Nel dare vita alle dieci etichette attuali, accanto ai vitigni sopra ricordati (Nebbiolo, Vespolina, Uva Rara), Emanuele alleva anche Croatina e l’innominabile Erbaluce. Infatti quest’ultimo è indicato come Greco. Storie di campanilismi arcaici di cui l’Italia ne è piena. Visioni e realtà affascinanti legate a storie, leggende che riescono sempre a sedurre.

Mentre ci dirigiamo verso la cantina, Emanuele continua a raccontare circa le origini del territorio di Gattinara.

I nostri vini nascono dalle colline formatesi sulle rocce fossili del SuperVulcano del Sesia, ai piedi del Monte Rosa”. Mi parla di 300 milioni di anni fa, di Pangea, della caldera frutto di una eruzione che provocò una bocca di 15 Km di diametro, di quando l’Africa si staccò dall’America, dall’Europa, della Linea Insurbica fino alla spiegazione della linfa terrestre vitale per i vitigni, che collega Balmuccia a Gattinara: una situazione unica al mondo. Faccio segno di aver capito tutto e di essere a conoscenza di questi ”movimenti terrestri” dai nomi alcuni epici altri veri e propri enigmi.

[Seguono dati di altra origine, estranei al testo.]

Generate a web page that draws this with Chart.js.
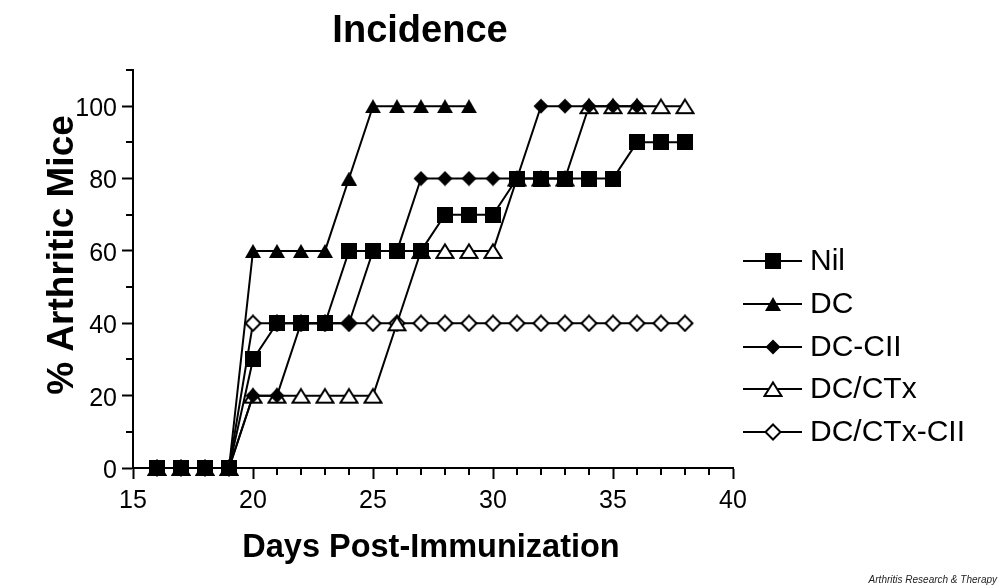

Era arrivato il momento degli assaggi. Ne riporto tre tra i più significativi:

Coste della Sesia Nebbiolo 2013. Nebbiolo proveniente dai vigneti più impervi, dopo la vendemmia arriva in cantina e viene delicatamente disteso su graticci, sui quali appassisce fino a dicembre. La fermentazione avviene nei tradizionali tini di legno troncoconico; il vino viene poi affinato in legno medio-piccolo di secondo o terzo passaggio, per almeno due anni, con un ulteriore anno di riposo in bottiglia. Rosso tendente al granato. Lentamente si apre su sentori di frutti piccoli rossi e speziature diffuse. Strutturato  con finale marcato da mineralità. Ottimo voto 87/100

Gattinara 2010. Nebbiolo 100%. Nasce dalle uve Nebbiolo che crescono sulle colline prealpine di antichissima origine vulcanica di Gattinara; affinamento  per almeno quattro anni, di cui minimo due trascorsi in grandi botti di rovere. Granato, consistente. Frutti di bosco a rifinire: olfatto di vero pregio. Al palato intreccio acido, tannico, sorretto in equilibrio dai polialcoli. Nel finale è la sapidità che emerge. Eccellente voto 90/100

Gattinara Riserva 2009. Versione “Riserva” del Gattinara DOCG, alta espressione del suo terroir; affinamento in  cantina per almeno cinque anni, di cui minimo tre in legno. Taglio elegante, finezza all’estremo. Al palato in particolare conferma  ricchezza e precisione. Eccellente, voto 92/100.

Idee chiare e giusto atteggiamento in un territorio dove hanno avuto luogo impulsi nuovi per ricerche agronomiche diverse.

Anzivino: un bell’esempio di moderna imprenditorialità nel solco delle tradizioni.